Big-Oh Pendantry

Now everybody knows big-Oh notation, right? If you study computer science you learn about it in the first year, if not the first semester. Please allow me to be pedantic for a second.

First of all – and you see this a lot, to the extent that I would say this is actually accepted notation, but I will silently judge you – technically, $O(\cdot)$ is a set of functions. So if you write something like $42n^2 = O(n^2)$, well, hm, that’s a type error. You could use $42n^2 \in O(n^2)$, but I admit that does feel very pedantic even to me. I tend to write the word “is” as follows: $42n^2$ is $O(n^2)$. Maybe that’s me being Dutch, but here we are.

Secondly, don’t leave constant factors in the big Oh, like $O(2n)$. This is one I only see students do and, like, technically you’re not wrong. But I would say there is basically zero tolerance for writing this in a paper unless you’re doing it to make a very particular point. As a student myself I once forgot to simplify $\sqrt4$ on an exercise sheet. Similar thing: it’s not wrong, per se, but it’s certainly a silly way to write 2.

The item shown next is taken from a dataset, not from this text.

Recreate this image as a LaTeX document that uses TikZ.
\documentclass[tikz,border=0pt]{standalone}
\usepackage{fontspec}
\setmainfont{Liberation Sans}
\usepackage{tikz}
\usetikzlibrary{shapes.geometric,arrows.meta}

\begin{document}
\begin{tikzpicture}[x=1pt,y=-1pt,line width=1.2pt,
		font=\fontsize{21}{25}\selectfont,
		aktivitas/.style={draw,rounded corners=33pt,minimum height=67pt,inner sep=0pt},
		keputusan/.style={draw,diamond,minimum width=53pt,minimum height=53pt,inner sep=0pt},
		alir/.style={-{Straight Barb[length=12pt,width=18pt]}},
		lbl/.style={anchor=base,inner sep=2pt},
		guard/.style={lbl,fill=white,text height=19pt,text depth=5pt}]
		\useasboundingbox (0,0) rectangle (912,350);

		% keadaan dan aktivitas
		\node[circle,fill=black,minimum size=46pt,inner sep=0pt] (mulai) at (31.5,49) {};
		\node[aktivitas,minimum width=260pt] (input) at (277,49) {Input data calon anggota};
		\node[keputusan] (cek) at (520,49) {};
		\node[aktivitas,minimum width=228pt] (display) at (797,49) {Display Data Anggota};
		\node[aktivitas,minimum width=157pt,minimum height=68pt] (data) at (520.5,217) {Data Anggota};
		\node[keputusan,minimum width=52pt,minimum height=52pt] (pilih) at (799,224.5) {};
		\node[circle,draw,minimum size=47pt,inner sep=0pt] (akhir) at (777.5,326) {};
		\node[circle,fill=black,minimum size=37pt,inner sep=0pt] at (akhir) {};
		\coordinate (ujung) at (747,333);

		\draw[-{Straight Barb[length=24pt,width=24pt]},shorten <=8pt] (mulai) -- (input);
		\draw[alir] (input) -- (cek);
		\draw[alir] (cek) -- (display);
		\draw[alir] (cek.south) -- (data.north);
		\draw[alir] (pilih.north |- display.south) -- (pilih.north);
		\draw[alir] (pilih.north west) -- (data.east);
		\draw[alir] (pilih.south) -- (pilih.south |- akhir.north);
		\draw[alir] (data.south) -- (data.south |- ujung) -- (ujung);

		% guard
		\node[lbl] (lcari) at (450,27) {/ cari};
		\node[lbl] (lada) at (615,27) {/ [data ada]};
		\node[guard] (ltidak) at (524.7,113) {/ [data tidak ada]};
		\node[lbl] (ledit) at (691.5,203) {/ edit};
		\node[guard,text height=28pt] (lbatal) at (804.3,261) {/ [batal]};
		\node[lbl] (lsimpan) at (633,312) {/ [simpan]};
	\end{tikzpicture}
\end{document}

Finally, $O(\cdot)$ technically needs to know which variable is going to infinity. Usually this is obvious from context, but I find $O(1)$ particularly funny in this sense: it should kind of be $O(\lambda n . 1 )$, right? Nobody is going to write that, of course, but I do want you to make sure that it actually is clear from context: sometimes there are multiple variables (or no visible variables at all). And I did call this episode “pedantry,” you see. I cover my bases like that.